The Government Accountability Office (GAO) has recommended that the Department of Health and Human Services (HHS) facilitate threat information sharing to help improve coordination and collaboration on cybersecurity efforts.
GAO made the recommendation after it found that the Health Sector Cybersecurity Coordination Center, one of HHS entities, does not routinely secure threat information from the Healthcare Threat Operations Center, according to a report published Monday.
“This lack of sharing is due, in part, to HHS not describing coordination between the two entities in procedures defining their responsibilities for cybersecurity information sharing,” GAO said in the report. “Until HHS formalizes coordination for the two entities, they will continue to miss an opportunity to strengthen information sharing with sector partners.”

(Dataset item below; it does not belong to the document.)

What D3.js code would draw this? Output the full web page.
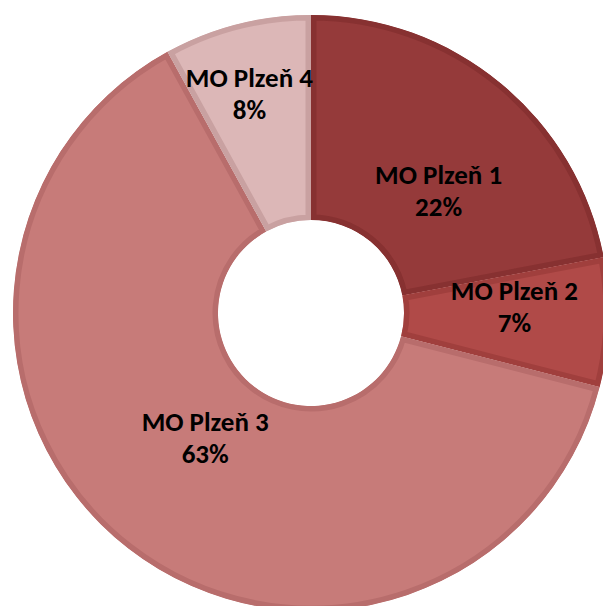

The congressional watchdog also found that HHS entities fully addressed four of the seven leading practices for collaboration and those are bridging organizational cultures, identifying leadership, including relevant participants in the group and identifying resources.
HHS has yet to fully demonstrate the other three collaboration practices identified by GAO: defining and tracking outcomes and accountability, clarifying roles and responsibilities and documenting and updating written guidance and agreements, according to the report.
GAO also called on the department to assess and report on the performance of the HHS’ Chief Information Security Officer Council, Cybersecurity Working Group, Cloud Security Working Group and Continuous Monitoring and Risk Scoring Working Group.